THE instinctive response upon seeing the headline of the article, “Crying out at racial discrimination in SA of today” (The Herald, June 28), for me, a middle class, considerably educated, independent black female, is to think “oh, wow, yet another nonsensical race-based tirade”.
But upon closer inspection my heart sank as I recognised the truth in the words in print before me. Somehow, the injustices and discriminatory encounters experienced by adults are expected and brushed aside. But I’ll be damned if the same is true for children.
What lessons is the principal teaching those young minds? What cracked and tainted portrait of themselves is she teaching them to paint?
This blatant display of discrimination not only speaks to her inadequacy as an educator but screams at her incapability of being a care giver. To subject children who have had to face social judgment for their “disability” to those conditions is nothing less than a further damnation, segregating them according to the race, or no wait, “their languages”, only serves to further entrench inferiority complexes they may have developed.

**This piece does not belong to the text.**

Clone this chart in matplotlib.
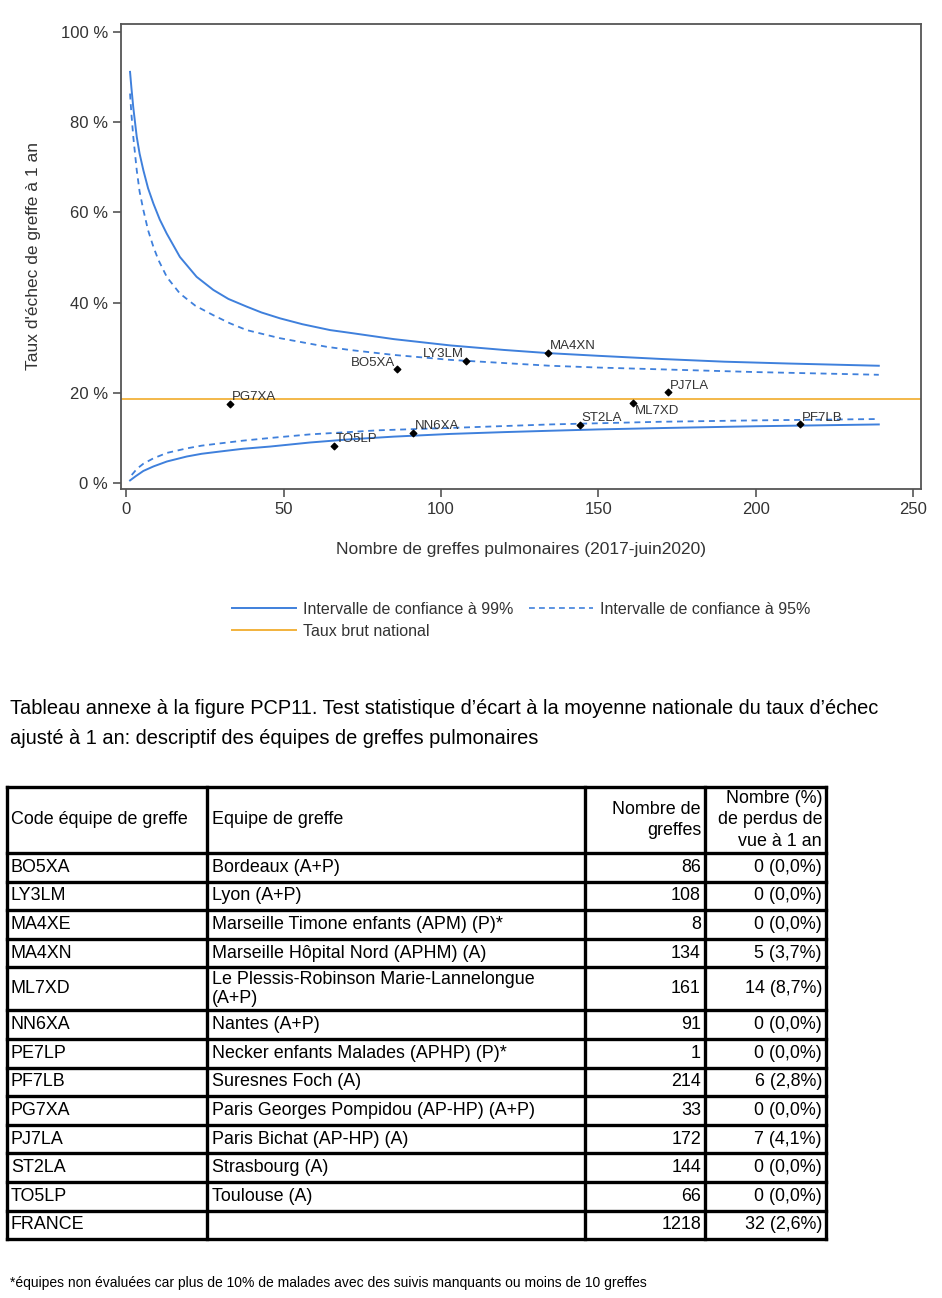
import matplotlib
matplotlib.use("Agg")
import matplotlib.pyplot as plt
from matplotlib.lines import Line2D

plt.rcParams['font.family'] = ['Liberation Sans', 'DejaVu Sans']

# ===== DATA =====
# taux brut national (%)
TAUX_NATIONAL = 18.65

# limites de controle du funnel plot
n_ic99_haut = [1.27, 1.7, 2.3, 3.4, 4.3, 5.5, 7, 8.7, 10.7, 12.9, 17.1, 22.4, 27.7, 32.5, 38.3, 43,
               48.9, 56, 64.8, 71, 85, 103, 120, 134, 150, 170, 190, 210, 239]
ic99_haut = [91.1, 87.6, 83.2, 76.7, 73.0, 69.3, 65.3, 61.9, 58.4, 55.3, 50.1, 45.7, 42.8, 40.8, 39.1, 37.8,
             36.5, 35.2, 33.9, 33.3, 31.9, 30.5, 29.5, 28.8, 28.2, 27.5, 26.9, 26.5, 26.0]

n_ic95_haut = [1.27, 1.7, 2.3, 3.4, 4.3, 5.5, 7, 8.7, 10.3, 13, 17.1, 22, 27.7, 33, 38.3, 48.9,
               63.7, 71, 85, 103, 120, 134.6, 150, 170, 200, 239]
ic95_haut = [86.3, 81.8, 76.7, 69.3, 64.6, 60.5, 56.0, 52.3, 49.4, 45.6, 42.0, 39.3, 37.2, 35.4, 33.9, 32.1,
             30.2, 29.5, 28.4, 27.3, 26.6, 26.0, 25.6, 25.2, 24.6, 24.0]

n_ic99_bas = [1.27, 3, 5.5, 8.7, 13, 19.3, 24, 29.8, 37, 45.7, 58.4, 71, 85, 103, 120,
              134.6, 150, 170, 200, 239]
ic99_bas = [0.6, 1.5, 2.7, 3.7, 4.8, 5.9, 6.5, 7.0, 7.6, 8.1, 9.0, 9.7, 10.3, 10.9, 11.3,
            11.6, 11.9, 12.2, 12.6, 13.0]

n_ic95_bas = [1.8, 3.5, 5.5, 8.7, 13, 19.3, 24, 29.8, 37, 45.7, 58.4, 80, 106, 134.6, 170, 200, 239]
ic95_bas = [1.8, 3.2, 4.3, 5.5, 6.7, 7.7, 8.3, 8.8, 9.4, 10.0, 10.8, 11.7, 12.3, 13.0, 13.6, 13.9, 14.2]

# equipes placees sur le graphique
pt_codes = ["PG7XA", "TO5LP", "BO5XA", "NN6XA", "LY3LM", "MA4XN", "ST2LA", "ML7XD", "PJ7LA", "PF7LB"]
pt_n = [33, 66, 86, 91, 108, 134, 144, 161, 172, 214]
pt_taux = [17.5, 8.3, 25.2, 11.1, 27.1, 28.8, 12.9, 17.7, 20.1, 13.0]

# tableau annexe
tab_codes = ["BO5XA", "LY3LM", "MA4XE", "MA4XN", "ML7XD", "NN6XA", "PE7LP", "PF7LB",
             "PG7XA", "PJ7LA", "ST2LA", "TO5LP", "FRANCE"]
tab_equipes = ["Bordeaux (A+P)", "Lyon (A+P)", "Marseille Timone enfants (APM) (P)*",
               "Marseille Hôpital Nord (APHM) (A)", "Le Plessis-Robinson Marie-Lannelongue\n(A+P)",
               "Nantes (A+P)", "Necker enfants Malades (APHP) (P)*", "Suresnes Foch (A)",
               "Paris Georges Pompidou (AP-HP) (A+P)", "Paris Bichat (AP-HP) (A)",
               "Strasbourg (A)", "Toulouse (A)", ""]
tab_greffes = [86, 108, 8, 134, 161, 91, 1, 214, 33, 172, 144, 66, 1218]
tab_perdus = ["0 (0,0%)", "0 (0,0%)", "0 (0,0%)", "5 (3,7%)", "14 (8,7%)", "0 (0,0%)", "0 (0,0%)",
              "6 (2,8%)", "0 (0,0%)", "7 (4,1%)", "0 (0,0%)", "0 (0,0%)", "32 (2,6%)"]
tab_entetes = ["Code équipe de greffe", "Equipe de greffe", "Nombre de\ngreffes",
               "Nombre (%)\nde perdus de\nvue à 1 an"]

# ===== STYLE =====
W, H = 942, 1298
BLUE = "#3F80DC"
ORANGE = "#F2B23C"
LABEL_POS = {"BO5XA": "left", "LY3LM": "left", "ML7XD": "below"}
COL_X = [7, 207, 585, 705, 826]
TAB_TOP = 787
HEAD_H = 66
ROW_H = 28.6
ROW_H2 = 43


def px_box(x0, y0, x1, y1):
    return [x0 / W, 1 - y1 / H, (x1 - x0) / W, (y1 - y0) / H]


fig = plt.figure(figsize=(W / 100, H / 100), dpi=100)

# ===== FUNNEL PLOT =====
ax = fig.add_axes(px_box(121, 24, 921, 489))
ax.plot(n_ic99_haut, ic99_haut, color=BLUE, lw=1.4)
ax.plot(n_ic99_bas, ic99_bas, color=BLUE, lw=1.4)
ax.plot(n_ic95_haut, ic95_haut, color=BLUE, lw=1.3, dashes=(3.3, 2.6))
ax.plot(n_ic95_bas, ic95_bas, color=BLUE, lw=1.3, dashes=(3.3, 2.6))
ax.axhline(TAUX_NATIONAL, color=ORANGE, lw=1.3)
ax.scatter(pt_n, pt_taux, marker="D", s=11, color="black", zorder=3)
for code, n, t in zip(pt_codes, pt_n, pt_taux):
    pos = LABEL_POS.get(code, "right")
    if pos == "left":
        ha, va, off = "right", "bottom", (-1.5, 0.5)
    elif pos == "below":
        ha, va, off = "left", "top", (1.5, -1)
    else:
        ha, va, off = "left", "bottom", (1.5, 0.5)
    ax.annotate(code, (n, t), xytext=off, textcoords="offset points",
                ha=ha, va=va, fontsize=9.5, color="#333333")

ax.set_xlim(-1.6, 252.4)
ax.set_ylim(-1.3, 101.7)
ax.set_xticks([0, 50, 100, 150, 200, 250])
ax.set_yticks([0, 20, 40, 60, 80, 100])
ax.set_yticklabels([f"{v} %" for v in [0, 20, 40, 60, 80, 100]])
for s in ax.spines.values():
    s.set_color("#555555")
    s.set_linewidth(1.3)
ax.tick_params(direction="out", length=5.5, width=1.2, color="#555555",
               labelsize=12, labelcolor="#333333", pad=4)
ax.set_xlabel("Nombre de greffes pulmonaires (2017-juin2020)", fontsize=12.5, color="#333333")
ax.set_ylabel("Taux d'échec de greffe à 1 an", fontsize=12.5, color="#333333")
ax.xaxis.set_label_coords(0.5, -0.115)
ax.yaxis.set_label_coords(-0.1, 0.5)

handles = [Line2D([], [], color=BLUE, lw=1.4),
           Line2D([], [], color=ORANGE, lw=1.4),
           Line2D([], [], color=BLUE, lw=1.2, dashes=(3.5, 2.5))]
labels = ["Intervalle de confiance à 99%", "Taux brut national", "Intervalle de confiance à 95%"]
fig.legend(handles, labels, ncol=2, loc="upper left", bbox_to_anchor=(232 / W, 1 - 602 / H),
           frameon=False, fontsize=11.5, handlelength=4.0, handletextpad=0.45,
           columnspacing=0.95, labelspacing=0.43, borderpad=0, borderaxespad=0,
           labelcolor="#333333")

# ===== TABLEAU =====
tx = fig.add_axes([0, 0, 1, 1])
tx.set_xlim(0, W)
tx.set_ylim(H, 0)
tx.axis("off")

tx.text(10, 708, "Tableau annexe à la figure PCP11. Test statistique d\u2019écart à la moyenne nationale du taux d\u2019échec",
        fontsize=14.4, va="center", ha="left")
tx.text(10, 738, "ajusté à 1 an: descriptif des équipes de greffes pulmonaires",
        fontsize=14.4, va="center", ha="left")

row_tops = [TAB_TOP, TAB_TOP + HEAD_H]
for eq in tab_equipes:
    row_tops.append(row_tops[-1] + (ROW_H2 if "\n" in eq else ROW_H))

for y in row_tops:
    tx.plot([COL_X[0], COL_X[-1]], [y, y], color="black", lw=2.4, solid_capstyle="projecting")
for x in COL_X:
    tx.plot([x, x], [row_tops[0], row_tops[-1]], color="black", lw=2.4, solid_capstyle="projecting")

FS = 12.9
yc = (row_tops[0] + row_tops[1]) / 2
tx.text(COL_X[0] + 4, yc, tab_entetes[0], fontsize=FS, va="center", ha="left")
tx.text(COL_X[1] + 5, yc, tab_entetes[1], fontsize=FS, va="center", ha="left")
tx.text(COL_X[3] - 4, yc, tab_entetes[2], fontsize=FS, va="center", ha="right", linespacing=1.35)
tx.text(COL_X[4] - 4, yc, tab_entetes[3], fontsize=FS, va="center", ha="right", linespacing=1.35)

for i, (code, eq, ng, pdv) in enumerate(zip(tab_codes, tab_equipes, tab_greffes, tab_perdus)):
    yc = (row_tops[i + 1] + row_tops[i + 2]) / 2
    tx.text(COL_X[0] + 4, yc, code, fontsize=FS, va="center", ha="left")
    tx.text(COL_X[1] + 5, yc, eq, fontsize=FS, va="center", ha="left", linespacing=1.2)
    tx.text(COL_X[3] - 4, yc, str(ng), fontsize=FS, va="center", ha="right")
    tx.text(COL_X[4] - 4, yc, pdv, fontsize=FS, va="center", ha="right")

tx.text(10, 1283, "*équipes non évaluées car plus de 10% de malades avec des suivis manquants ou moins de 10 greffes",
        fontsize=10, va="center", ha="left")

fig.savefig("out.png", dpi=100)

What is the problem here? The resources are there clearly, my hard-earned tax money goes to that school. The Department of Education best be answerable to this incredulous disservice.
I bet the response from the school if any will sound a little like: the level of progression for the kids is not the same, we are stumped for resources, or better yet, the children do not progress the same as the average child.
No child will progress in an environment that is not stimulating. If improvements and resource injections are made to the school, they should be to the benefit of all its children.